I almost cried today while reading the new 100 Bullets volume, The Hard Way. It's a series that I love but it's usually smart and dark and violent and wily and just gangbusters, but then out of the blue comes these real emotional moments that just take you by surprise. Anyway, good shit, and still utterly unpredictable. Definitely one of the best comics series being published today. This, a few days after finishing the latest Y The Last Man volume, Ring of Truth, which is also fucking fantastic, with the usual terrific cliffhangers but more character and plot development and filled with terrific moments that make you gasp and stop reading for a few seconds because your heart might burst. So, 2 of the best comics series being published today.

Have you heard of the Singapore Writers' Festival? It's from Aug. 26 - Sep. 4. Colleen Doran is a Guest of Honor, and Ho Che Anderson will be there as well. Also, SF writers Bruce Sterling & Cory Doctorow.

Fuck.

TRAILER PARK

So the trailer of James McTeigue's adaptation of V For Vendetta is out, and it makes me feel slimy. In my lack of shit-giving I did not realize that it also stars Stephen Rea and John Hurt. Oh well. The lines "This is exactly what he wants." "What?" "Chaos." actually made me groan. There you have a pretty good example of changing the message of the original series. So everyone, please read the book before you see the movie. Which reminds me: Gio finally returned my copy after taking 7 years to read it. Who wants to borrow it next? Just be quick about it!

Also! Rich Johnston reviews the V For Vendetta script here. "Are you, like, a crazy person?" indeed!

The trailer for Ingmar Bergman's Saraband is horrible. I mean, art films have a tough enough time of it, but this trailer does nothing for the film. Almost put me to sleep.

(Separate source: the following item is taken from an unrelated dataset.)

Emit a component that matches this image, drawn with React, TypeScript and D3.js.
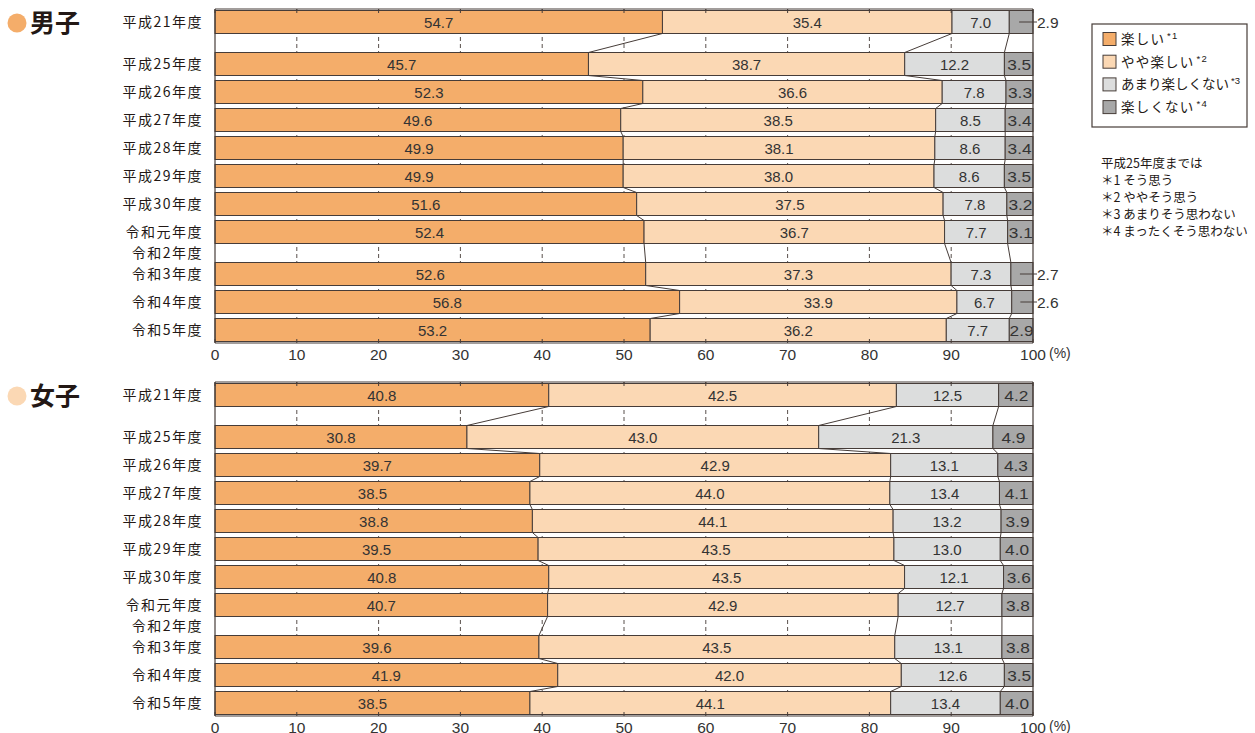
import { useEffect, useRef } from 'react';
import * as d3 from 'd3';

const years = ["平成21年度", "平成25年度", "平成26年度", "平成27年度", "平成28年度", "平成29年度", "平成30年度", "令和元年度", "令和2年度", "令和3年度", "令和4年度", "令和5年度"];
const categories = ["楽しい", "やや楽しい", "あまり楽しくない", "楽しくない"];
const categoryMarks = ["*1", "*2", "*3", "*4"];
const colors = ["#f4ad6a", "#fbd8b4", "#dcdddd", "#a8a8a8"];

// null = no survey (令和2年度)
const boys: (number[] | null)[] = [
  [54.7, 35.4, 7.0, 2.9],
  [45.7, 38.7, 12.2, 3.5],
  [52.3, 36.6, 7.8, 3.3],
  [49.6, 38.5, 8.5, 3.4],
  [49.9, 38.1, 8.6, 3.4],
  [49.9, 38.0, 8.6, 3.5],
  [51.6, 37.5, 7.8, 3.2],
  [52.4, 36.7, 7.7, 3.1],
  null,
  [52.6, 37.3, 7.3, 2.7],
  [56.8, 33.9, 6.7, 2.6],
  [53.2, 36.2, 7.7, 2.9],
];
const girls: (number[] | null)[] = [
  [40.8, 42.5, 12.5, 4.2],
  [30.8, 43.0, 21.3, 4.9],
  [39.7, 42.9, 13.1, 4.3],
  [38.5, 44.0, 13.4, 4.1],
  [38.8, 44.1, 13.2, 3.9],
  [39.5, 43.5, 13.0, 4.0],
  [40.8, 43.5, 12.1, 3.6],
  [40.7, 42.9, 12.7, 3.8],
  null,
  [39.6, 43.5, 13.1, 3.8],
  [41.9, 42.0, 12.6, 3.5],
  [38.5, 44.1, 13.4, 4.0],
];
// rows whose last value is written outside the bar
const boysOutside = ["平成21年度", "令和3年度", "令和4年度"];
const girlsOutside: string[] = [];

const xTicks = [0, 10, 20, 30, 40, 50, 60, 70, 80, 90, 100];
const notes = ["平成25年度までは", "＊1 そう思う", "＊2 ややそう思う", "＊3 あまりそう思わない", "＊4 まったくそう思わない"];

const JP = '"Noto Sans CJK JP", "Noto Sans", sans-serif';
const NUM = '"Liberation Sans", Arial, sans-serif';
const INK = "#463c38";

export default function App() {
  const svgRef = useRef<SVGSVGElement>(null);

  useEffect(() => {
    if (!svgRef.current) return;
    const svg = d3.select(svgRef.current);
    svg.selectAll("*").remove();

    const x = d3.scaleLinear().domain([0, 100]).range([215, 1033]);

    // slot positions: a wide gap after 平成21, a half-step around 令和2
    const pos: number[] = [];
    years.forEach((yr, i) => {
      if (i === 0) { pos.push(0); return; }
      const step = i === 1 ? 1.5 : (yr === "令和2年度" || years[i - 1] === "令和2年度") ? 0.75 : 1;
      pos.push(pos[i - 1] + step);
    });

    const barH = 23;

    function drawPanel(title: string, dot: string, data: (number[] | null)[], outside: string[], offset: number) {
      const y = d3.scaleLinear().domain([0, 11]).range([22 + offset, 330 + offset]);
      const g = svg.append("g");
      const top = y(0) - barH / 2 - 1.5;
      const bottom = y(11) + barH / 2 + 1.5;

      // title
      g.append("circle").attr("cx", 17).attr("cy", y(0) + 1).attr("r", 9.5).attr("fill", dot);
      g.append("text").attr("x", 30).attr("y", y(0) + 10).attr("font-family", JP).attr("font-weight", 700)
        .attr("font-size", 25).attr("fill", "#231815").text(title);

      // dashed grid
      g.selectAll(".grid").data(xTicks.slice(1, -1)).enter().append("line")
        .attr("x1", d => x(d)).attr("x2", d => x(d)).attr("y1", top).attr("y2", bottom)
        .attr("stroke", INK).attr("stroke-width", 0.9).attr("stroke-dasharray", "4,3");

      const rows = data.map((v, i) => {
        if (!v) return null;
        const total = d3.sum(v);
        const cum = [0];
        v.forEach(val => cum.push(cum[cum.length - 1] + (val / total) * 100));
        return { year: years[i], values: v, cum, cy: y(pos[i]) };
      });

      // bars
      rows.forEach(r => {
        if (!r) return;
        r.values.forEach((val, k) => {
          g.append("rect")
            .attr("x", x(r.cum[k])).attr("y", r.cy - barH / 2)
            .attr("width", x(r.cum[k + 1]) - x(r.cum[k])).attr("height", barH)
            .attr("fill", colors[k]).attr("stroke", INK).attr("stroke-width", 1);
          const isOut = k === 3 && outside.includes(r.year);
          const cx = (x(r.cum[k]) + x(r.cum[k + 1])) / 2;
          if (isOut) {
            g.append("line").attr("x1", cx - 2).attr("x2", x(100) + 4).attr("y1", r.cy).attr("y2", r.cy)
              .attr("stroke", INK).attr("stroke-width", 1);
            g.append("text").attr("x", x(100) + 4).attr("y", r.cy + 5.5).attr("font-family", NUM)
              .attr("font-size", 15.5).attr("fill", "#333").text(val.toFixed(1));
          } else {
            g.append("text").attr("x", cx + (k === 3 ? 0.5 : 0)).attr("y", r.cy + 5.5).attr("text-anchor", "middle")
              .attr("font-family", NUM).attr("font-size", k === 3 ? 14.5 : 15).attr("fill", "#333")
              .attr("textLength", k === 3 ? 24 : null as any).attr("lengthAdjust", "spacingAndGlyphs")
              .text(val.toFixed(1));
          }
        });
      });

      // connector lines between consecutive bars
      const real = rows.filter(r => r) as NonNullable<typeof rows[number]>[];
      for (let i = 1; i < real.length; i++) {
        const a = real[i - 1], b = real[i];
        for (let k = 1; k <= 3; k++) {
          g.append("line")
            .attr("x1", x(a.cum[k])).attr("y1", a.cy + barH / 2)
            .attr("x2", x(b.cum[k])).attr("y2", b.cy - barH / 2)
            .attr("stroke", INK).attr("stroke-width", 1);
        }
      }

      // frame
      g.append("line").attr("x1", x(0)).attr("x2", x(100)).attr("y1", top).attr("y2", top).attr("stroke", INK).attr("stroke-width", 1.2);
      g.append("line").attr("x1", x(0)).attr("x2", x(100)).attr("y1", bottom).attr("y2", bottom).attr("stroke", INK).attr("stroke-width", 1.2);
      g.append("line").attr("x1", x(0)).attr("x2", x(0)).attr("y1", top).attr("y2", bottom).attr("stroke", INK).attr("stroke-width", 1.2);
      g.append("line").attr("x1", x(100)).attr("x2", x(100)).attr("y1", top).attr("y2", bottom).attr("stroke", INK).attr("stroke-width", 1.2);
      g.selectAll(".tt").data(xTicks).enter().append("line")
        .attr("x1", d => x(d)).attr("x2", d => x(d)).attr("y1", top).attr("y2", top + 4).attr("stroke", INK);
      g.selectAll(".bt").data(xTicks).enter().append("line")
        .attr("x1", d => x(d)).attr("x2", d => x(d)).attr("y1", bottom).attr("y2", bottom - 4).attr("stroke", INK);

      // tick labels
      g.selectAll(".tl").data(xTicks).enter().append("text")
        .attr("x", d => x(d)).attr("y", bottom + 16.5).attr("text-anchor", "middle")
        .attr("font-family", NUM).attr("font-size", 15.5).attr("fill", "#333").text(d => String(d));
      g.append("text").attr("x", x(100) + 16).attr("y", bottom + 14.5).attr("font-family", NUM)
        .attr("font-size", 14).attr("fill", "#333").text("(%)");

      // row labels
      years.forEach((yr, i) => {
        g.append("text").attr("x", 203).attr("y", y(pos[i]) + 5).attr("text-anchor", "end")
          .attr("font-family", JP).attr("font-size", 14).attr("letter-spacing", 1.5)
          .attr("fill", "#231815").text(yr);
      });
    }

    drawPanel("男子", "#f4ad6a", boys, boysOutside, 0);
    drawPanel("女子", "#fbd8b4", girls, girlsOutside, 373);

    // legend
    const lg = svg.append("g");
    lg.append("rect").attr("x", 1092).attr("y", 24).attr("width", 155).attr("height", 103)
      .attr("fill", "white").attr("stroke", INK).attr("stroke-width", 1.2);
    categories.forEach((c, i) => {
      const ly = 39 + i * 22.7;
      lg.append("rect").attr("x", 1103).attr("y", ly - 6.5).attr("width", 13).attr("height", 13)
        .attr("fill", colors[i]).attr("stroke", INK).attr("stroke-width", 1);
      const t = lg.append("text").attr("x", 1121).attr("y", ly + 5).attr("font-family", JP)
        .attr("font-size", 13.5).attr("letter-spacing", i === 2 ? 0 : 1.2).attr("fill", "#231815");
      t.append("tspan").text(c);
      t.append("tspan").attr("font-family", NUM).attr("font-size", 9.5).attr("dx", 2).attr("dy", -5).text(categoryMarks[i]);
    });

    // notes
    notes.forEach((n, i) => {
      svg.append("text").attr("x", 1101).attr("y", 168 + i * 17).attr("font-family", JP)
        .attr("font-size", 12.5).attr("fill", "#231815").text(n);
    });
  }, []);

  return <svg ref={svgRef} width={1255} height={733} style={{ position: 'absolute', left: 0, top: 0, background: 'white' }}></svg>;
}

Of films I know nothing about, Junebug, Green Street, and The Chumscrubber look interesting.

Richard Linklater's Bad News Bears remake, with Billy Bob Thornton apparently reprising his acting from Bad Santa.

Joss Whedon's Serenity has a new trailer, better than the first one.

Liev Schreiber's directorial debut is the adaptation of Jonathan Safran Foer's Everything Is Illuminated (shot by Matthew Libatique).

Marc Forster's Stay has me curious (Forster's carving out an interesting career for himself; none of his projects are alike).

Tony Scott's Domino gets a better trailer. Marketing this may be tricky since the woman it's based on was recently found dead.

The 40-Year-Old Virgin with Steve Carell has an unrated trailer that you must see.

Sam Mendes's Jarhead looks good.

Gus Van Sant's latest, Last Days (supposedly "sort of" inspired by the last days of Kurt Cobain, the same way Elephant was inspired by Columbine)

Roman Polanski's Oliver Twist gets a full trailer.

Mike Mills's Thumbsucker finally looks like it's going to get released.

Michael Haneke's latest, Cache; alas, the trailer's not translated, but it looks fantastic and fucked up.

Andrew Niccol's Lord Of War, which I pray is better than Simone (it looks promising).

Jim Jarmusch's latest film, Broken Flowers

And a Japanese trailer for Cameron Crowe's Elizabethtown.

!!! Benilda Santos is going to read some of her poetry next Tuesday, Aug. 16, @ Conspiracy. 7 PM. Go if you can!